My point was nobody says IA32 except Intel. To everybody else it's x86,
which AMD has been making compatible chips for since something like
1982, and which via and winchip and IBM's "blue lightning" and others
wandered through along the way.

>>> The tables can be downsized to 64 bytes, but it'll make it a bit
>>> slower, especially on architectures where non-aligned reads are
>>> slower.
>>
>> Um, example?
> 
> I guess it's not really relevant anymore. I believe Sparc's in the
> 90's had problems with single-byte reads, but I'm not sure. Better
> change the table to 64 bytes until somebody complains.

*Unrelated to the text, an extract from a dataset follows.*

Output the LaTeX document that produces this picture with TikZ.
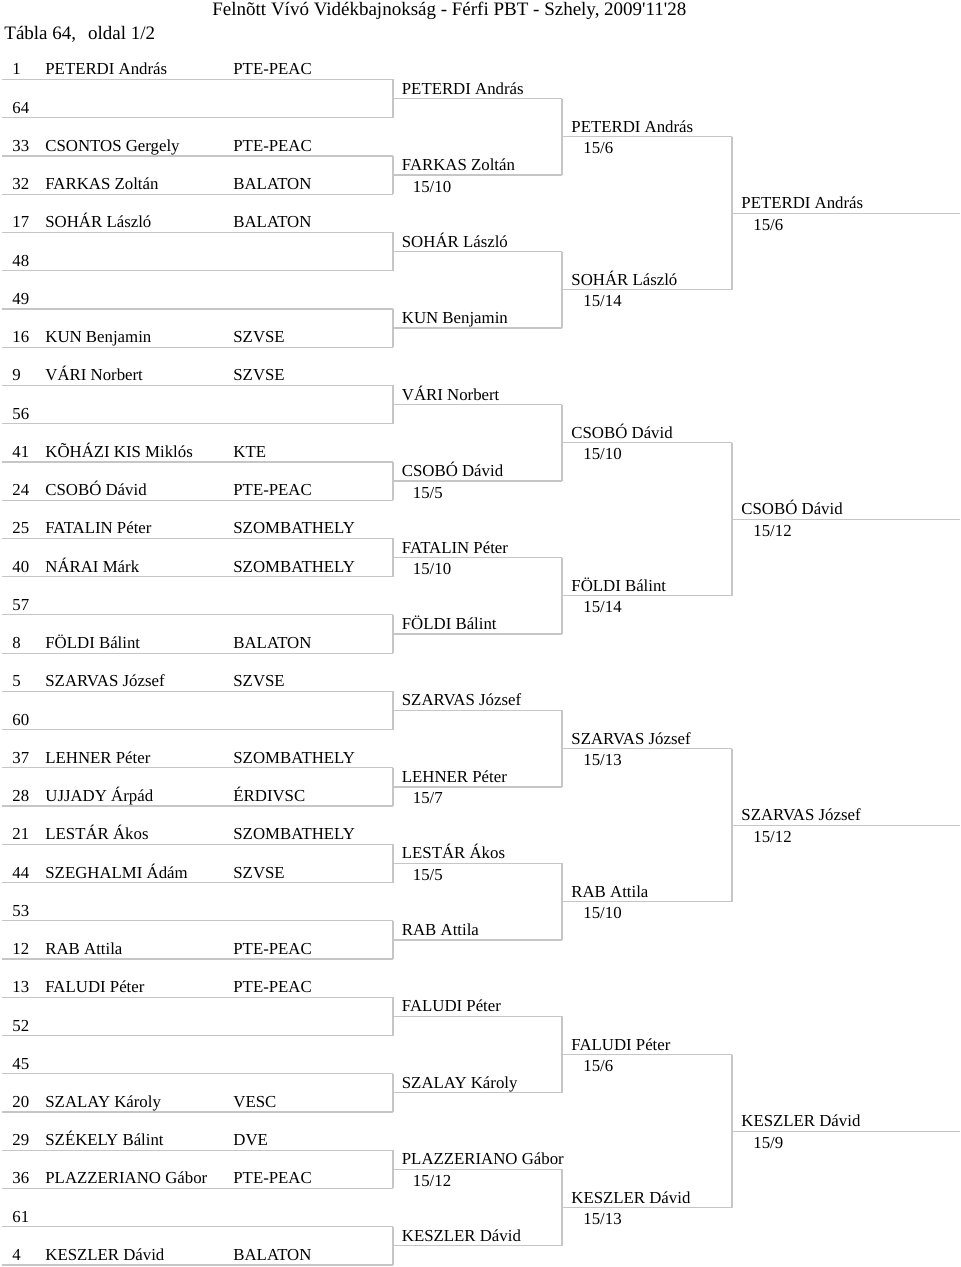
\documentclass[tikz,border=0pt]{standalone}
\usepackage{fontspec}
\setmainfont{Liberation Serif}
\usepackage{tikz}

\tikzset{
  bline/.style={draw=gray!45, line width=0.6pt},
  txt/.style={anchor=base west, inner sep=0pt, font=\fontsize{8.4}{10}\selectfont},
  head/.style={anchor=base west, inner sep=0pt, font=\fontsize{9.5}{11}\selectfont}
}
\def\rowh{38.24}
\def\topy{79.5}

\begin{document}
\begin{tikzpicture}[x=0.5pt, y=-0.5pt]
  \useasboundingbox (0,0) rectangle (960,1267);
  \node[head] (title) at (212,16) {Felnõtt Vívó Vidékbajnokság - Férfi PBT - Szhely, 2009\textquotesingle 11\textquotesingle 28};
  \node[head] (tabla) at (4,40) {Tábla 64,\hspace*{6pt}oldal 1/2};
  % entrants
  \foreach \s/\n/\c [count=\i from 0, evaluate={\y=\topy+\rowh*\i}] in {
      1/PETERDI András/PTE-PEAC, 64//, 33/CSONTOS Gergely/PTE-PEAC, 32/FARKAS Zoltán/BALATON,
      17/SOHÁR László/BALATON, 48//, 49//, 16/KUN Benjamin/SZVSE,
      9/VÁRI Norbert/SZVSE, 56//, 41/KÕHÁZI KIS Miklós/KTE, 24/CSOBÓ Dávid/PTE-PEAC,
      25/FATALIN Péter/SZOMBATHELY, 40/NÁRAI Márk/SZOMBATHELY, 57//, 8/FÖLDI Bálint/BALATON,
      5/SZARVAS József/SZVSE, 60//, 37/LEHNER Péter/SZOMBATHELY, 28/UJJADY Árpád/ÉRDIVSC,
      21/LESTÁR Ákos/SZOMBATHELY, 44/SZEGHALMI Ádám/SZVSE, 53//, 12/RAB Attila/PTE-PEAC,
      13/FALUDI Péter/PTE-PEAC, 52//, 45//, 20/SZALAY Károly/VESC,
      29/SZÉKELY Bálint/DVE, 36/PLAZZERIANO Gábor/PTE-PEAC, 61//, 4/KESZLER Dávid/BALATON} {
    \coordinate (a\i) at (2,\y);
    \coordinate (b\i) at (393,\y);
    \draw[bline] (a\i) -- (b\i);
    \node[txt] (seed\i) at (12,\y-4.5) {\s};
    \node[txt] (name\i) at (45,\y-4.5) {\n};
    \node[txt] (club\i) at (233,\y-4.5) {\c};
  }
  % round 2
  \foreach \n/\r [count=\j from 0, evaluate={\y=\topy+\rowh*(2*\j+0.5); \p=int(2*\j); \q=int(2*\j+1)}] in {
      PETERDI András/, FARKAS Zoltán/{15/10}, SOHÁR László/, KUN Benjamin/,
      VÁRI Norbert/, CSOBÓ Dávid/{15/5}, FATALIN Péter/{15/10}, FÖLDI Bálint/,
      SZARVAS József/, LEHNER Péter/{15/7}, LESTÁR Ákos/{15/5}, RAB Attila/,
      FALUDI Péter/, SZALAY Károly/, PLAZZERIANO Gábor/{15/12}, KESZLER Dávid/} {
    \draw[bline] (b\p) -- (b\q);
    \coordinate (m\j) at (393,\y);
    \coordinate (c\j) at (562,\y);
    \draw[bline] (m\j) -- (c\j);
    \node[txt] (w2n\j) at (401.5,\y-4.5) {\n};
    \node[txt] (w2s\j) at (412.5,\y+17) {\r};
  }
  % round 3
  \foreach \n/\r [count=\k from 0, evaluate={\y=\topy+\rowh*(4*\k+1.5); \p=int(2*\k); \q=int(2*\k+1)}] in {
      PETERDI András/{15/6}, SOHÁR László/{15/14}, CSOBÓ Dávid/{15/10}, FÖLDI Bálint/{15/14},
      SZARVAS József/{15/13}, RAB Attila/{15/10}, FALUDI Péter/{15/6}, KESZLER Dávid/{15/13}} {
    \draw[bline] (c\p) -- (c\q);
    \coordinate (n\k) at (562,\y);
    \coordinate (d\k) at (732,\y);
    \draw[bline] (n\k) -- (d\k);
    \node[txt] (w3n\k) at (571,\y-4.5) {\n};
    \node[txt] (w3s\k) at (583,\y+17) {\r};
  }
  % round 4
  \foreach \n/\r [count=\m from 0, evaluate={\y=\topy+\rowh*(8*\m+3.5); \p=int(2*\m); \q=int(2*\m+1)}] in {
      PETERDI András/{15/6}, CSOBÓ Dávid/{15/12}, SZARVAS József/{15/12}, KESZLER Dávid/{15/9}} {
    \draw[bline] (d\p) -- (d\q);
    \coordinate (o\m) at (732,\y);
    \coordinate (e\m) at (960,\y);
    \draw[bline] (o\m) -- (e\m);
    \node[txt] (w4n\m) at (741,\y-4.5) {\n};
    \node[txt] (w4s\m) at (753,\y+17) {\r};
  }
\end{tikzpicture}
\end{document}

I remember ARM in 2005 having trouble with single byte reads (gcc
producing mask and shift code for a loop indexed on a byte), but
checking an arm architecture reference manual it says LDRB was there in
all architectures, so that must have been gcc screwing up.

>> Could you get me a patch on top of what's currently there?
> 
> Sure. I'll look into it.
> 
> Perhaps we could introduce a global config flag like the FFmpeg project
> has (CONFIG_SMALL). Not tons of tiny tweaks all over the place, but
> choose either size or speed?

No. https://lwn.net/Articles/597626/

Toybox's main idea is to be simple. We have one implementation of each
command, with one codepath to audit for security problems.

> I think the fastest implementation of md5sum without inline assembly is
> to completely unroll the loop and inline the tables as constants. It'll
> be a lot bigger though.

Trading off size for speed is doable. Trading off conceptual complexity
for speed, I'm not happy about.

Rob

 1402247952.0